What this task involves
Please print exactly the lines below, from the start of the material up to and including the line with "(F2) -- (F3) -- (F4);", but none of the pictures.

start

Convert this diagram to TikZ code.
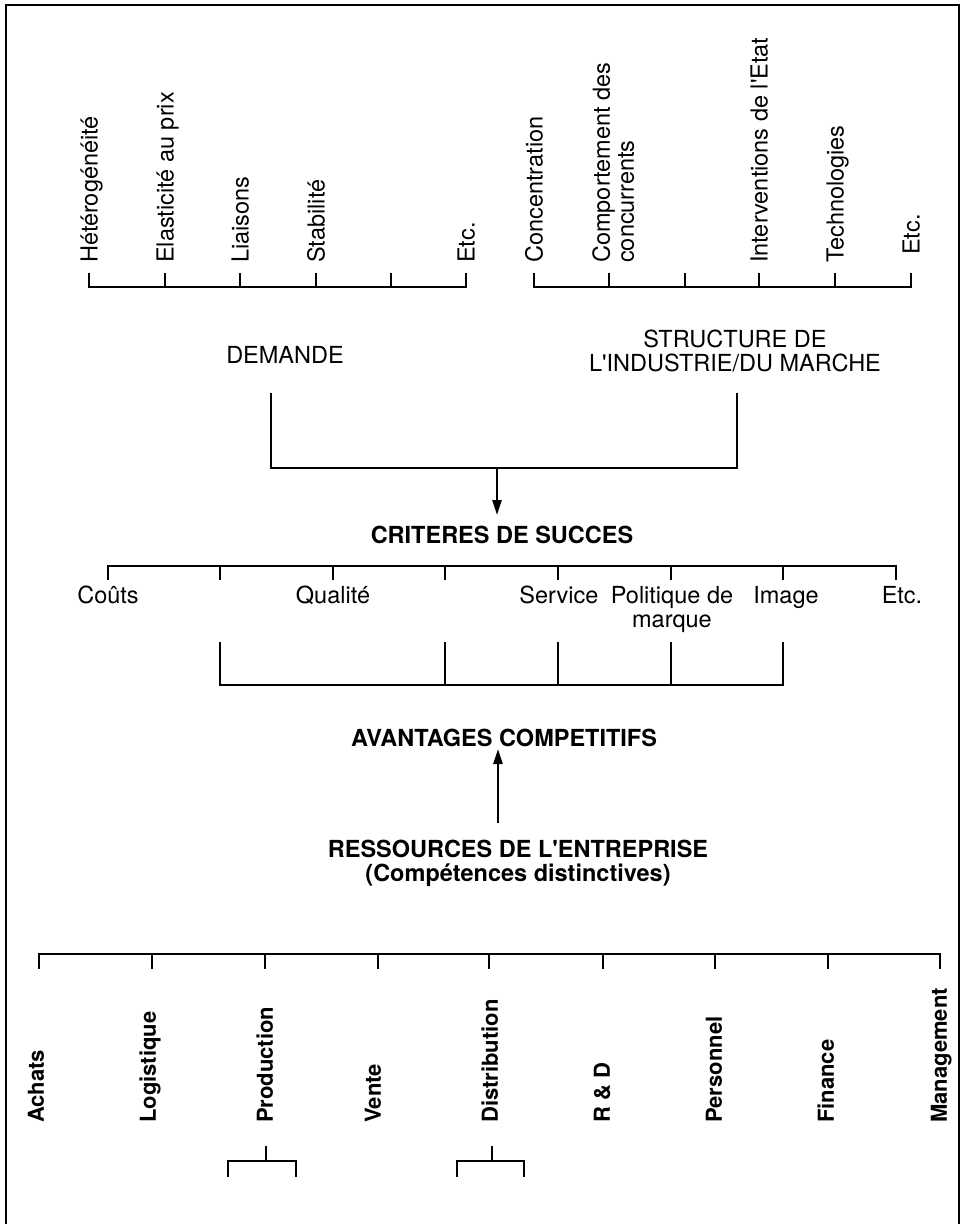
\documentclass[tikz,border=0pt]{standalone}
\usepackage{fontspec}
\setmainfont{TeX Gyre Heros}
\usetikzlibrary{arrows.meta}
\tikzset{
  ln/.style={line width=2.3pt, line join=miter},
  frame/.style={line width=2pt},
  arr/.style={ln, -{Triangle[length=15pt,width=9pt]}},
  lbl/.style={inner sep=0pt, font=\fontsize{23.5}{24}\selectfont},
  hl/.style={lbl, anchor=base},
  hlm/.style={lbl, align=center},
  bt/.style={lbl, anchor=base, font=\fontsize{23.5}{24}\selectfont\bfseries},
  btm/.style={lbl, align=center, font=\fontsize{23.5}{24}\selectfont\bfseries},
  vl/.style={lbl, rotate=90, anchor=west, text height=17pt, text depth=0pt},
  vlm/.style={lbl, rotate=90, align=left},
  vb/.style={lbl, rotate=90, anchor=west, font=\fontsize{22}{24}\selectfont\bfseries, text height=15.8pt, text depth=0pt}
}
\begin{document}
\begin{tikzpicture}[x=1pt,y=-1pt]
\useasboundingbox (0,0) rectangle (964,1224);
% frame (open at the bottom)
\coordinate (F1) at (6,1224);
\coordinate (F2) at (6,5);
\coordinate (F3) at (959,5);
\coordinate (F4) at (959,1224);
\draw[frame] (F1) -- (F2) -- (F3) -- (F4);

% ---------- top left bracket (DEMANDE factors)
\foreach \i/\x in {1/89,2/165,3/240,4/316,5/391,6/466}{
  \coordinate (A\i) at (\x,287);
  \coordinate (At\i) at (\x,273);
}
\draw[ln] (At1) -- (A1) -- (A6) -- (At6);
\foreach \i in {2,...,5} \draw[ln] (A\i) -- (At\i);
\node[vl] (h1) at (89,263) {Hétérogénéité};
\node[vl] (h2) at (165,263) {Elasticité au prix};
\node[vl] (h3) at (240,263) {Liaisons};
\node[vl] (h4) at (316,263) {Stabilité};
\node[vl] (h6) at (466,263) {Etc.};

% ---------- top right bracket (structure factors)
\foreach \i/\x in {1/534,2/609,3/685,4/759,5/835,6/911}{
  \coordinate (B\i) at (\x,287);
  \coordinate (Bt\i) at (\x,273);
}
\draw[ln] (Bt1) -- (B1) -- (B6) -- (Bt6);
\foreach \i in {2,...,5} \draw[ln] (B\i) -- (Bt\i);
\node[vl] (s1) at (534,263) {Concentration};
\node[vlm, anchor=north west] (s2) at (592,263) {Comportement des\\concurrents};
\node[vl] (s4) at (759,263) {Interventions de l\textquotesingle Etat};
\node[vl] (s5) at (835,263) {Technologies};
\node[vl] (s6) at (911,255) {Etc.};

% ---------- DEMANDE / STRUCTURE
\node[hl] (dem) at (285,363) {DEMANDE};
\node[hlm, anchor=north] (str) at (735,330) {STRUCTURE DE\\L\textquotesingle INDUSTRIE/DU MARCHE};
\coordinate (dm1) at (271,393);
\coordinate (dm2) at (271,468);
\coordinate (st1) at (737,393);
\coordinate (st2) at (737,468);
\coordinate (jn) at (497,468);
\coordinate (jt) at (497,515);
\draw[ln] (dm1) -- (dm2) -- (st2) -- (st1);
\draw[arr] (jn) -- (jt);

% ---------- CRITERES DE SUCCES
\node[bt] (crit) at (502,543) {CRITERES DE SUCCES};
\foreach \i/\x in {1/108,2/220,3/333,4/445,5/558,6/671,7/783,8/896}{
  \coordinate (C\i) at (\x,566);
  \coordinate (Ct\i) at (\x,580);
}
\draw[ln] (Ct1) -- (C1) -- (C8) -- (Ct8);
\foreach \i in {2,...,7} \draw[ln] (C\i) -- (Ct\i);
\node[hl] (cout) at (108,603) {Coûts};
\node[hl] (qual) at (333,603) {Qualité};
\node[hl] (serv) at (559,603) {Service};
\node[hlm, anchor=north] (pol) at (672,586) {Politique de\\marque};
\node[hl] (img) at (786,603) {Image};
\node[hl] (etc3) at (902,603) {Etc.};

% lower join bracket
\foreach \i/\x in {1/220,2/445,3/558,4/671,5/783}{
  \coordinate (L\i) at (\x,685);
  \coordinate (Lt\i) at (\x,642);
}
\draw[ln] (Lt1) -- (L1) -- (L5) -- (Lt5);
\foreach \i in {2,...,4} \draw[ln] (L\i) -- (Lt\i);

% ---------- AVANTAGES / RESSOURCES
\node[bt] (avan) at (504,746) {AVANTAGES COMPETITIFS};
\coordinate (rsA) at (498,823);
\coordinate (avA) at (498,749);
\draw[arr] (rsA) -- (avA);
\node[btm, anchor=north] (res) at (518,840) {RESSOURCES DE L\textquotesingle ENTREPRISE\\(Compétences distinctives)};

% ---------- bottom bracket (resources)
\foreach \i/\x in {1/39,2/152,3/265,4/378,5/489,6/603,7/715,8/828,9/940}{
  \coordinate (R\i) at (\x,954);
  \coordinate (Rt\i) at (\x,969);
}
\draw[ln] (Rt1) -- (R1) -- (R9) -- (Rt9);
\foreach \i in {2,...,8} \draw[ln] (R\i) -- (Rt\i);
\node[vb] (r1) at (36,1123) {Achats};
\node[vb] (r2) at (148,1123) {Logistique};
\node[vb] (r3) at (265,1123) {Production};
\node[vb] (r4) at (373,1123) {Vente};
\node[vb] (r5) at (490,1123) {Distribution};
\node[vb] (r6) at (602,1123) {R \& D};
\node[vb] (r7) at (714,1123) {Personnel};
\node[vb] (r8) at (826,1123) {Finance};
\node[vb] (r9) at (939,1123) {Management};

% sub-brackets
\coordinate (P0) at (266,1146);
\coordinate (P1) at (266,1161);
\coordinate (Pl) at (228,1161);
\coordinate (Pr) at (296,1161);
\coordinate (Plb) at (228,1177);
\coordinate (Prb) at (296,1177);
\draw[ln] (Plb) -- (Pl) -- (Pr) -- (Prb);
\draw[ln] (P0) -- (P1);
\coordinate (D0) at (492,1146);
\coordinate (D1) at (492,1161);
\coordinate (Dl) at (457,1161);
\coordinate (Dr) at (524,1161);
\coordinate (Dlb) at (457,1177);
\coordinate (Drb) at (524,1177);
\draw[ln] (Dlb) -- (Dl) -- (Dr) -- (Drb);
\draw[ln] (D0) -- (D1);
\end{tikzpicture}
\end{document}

end

Full output
Convert this diagram to TikZ code.
\documentclass[tikz,border=0pt]{standalone}
\usepackage{fontspec}
\setmainfont{TeX Gyre Heros}
\usetikzlibrary{arrows.meta}
\tikzset{
  ln/.style={line width=2.3pt, line join=miter},
  frame/.style={line width=2pt},
  arr/.style={ln, -{Triangle[length=15pt,width=9pt]}},
  lbl/.style={inner sep=0pt, font=\fontsize{23.5}{24}\selectfont},
  hl/.style={lbl, anchor=base},
  hlm/.style={lbl, align=center},
  bt/.style={lbl, anchor=base, font=\fontsize{23.5}{24}\selectfont\bfseries},
  btm/.style={lbl, align=center, font=\fontsize{23.5}{24}\selectfont\bfseries},
  vl/.style={lbl, rotate=90, anchor=west, text height=17pt, text depth=0pt},
  vlm/.style={lbl, rotate=90, align=left},
  vb/.style={lbl, rotate=90, anchor=west, font=\fontsize{22}{24}\selectfont\bfseries, text height=15.8pt, text depth=0pt}
}
\begin{document}
\begin{tikzpicture}[x=1pt,y=-1pt]
\useasboundingbox (0,0) rectangle (964,1224);
% frame (open at the bottom)
\coordinate (F1) at (6,1224);
\coordinate (F2) at (6,5);
\coordinate (F3) at (959,5);
\coordinate (F4) at (959,1224);
\draw[frame] (F1) -- (F2) -- (F3) -- (F4);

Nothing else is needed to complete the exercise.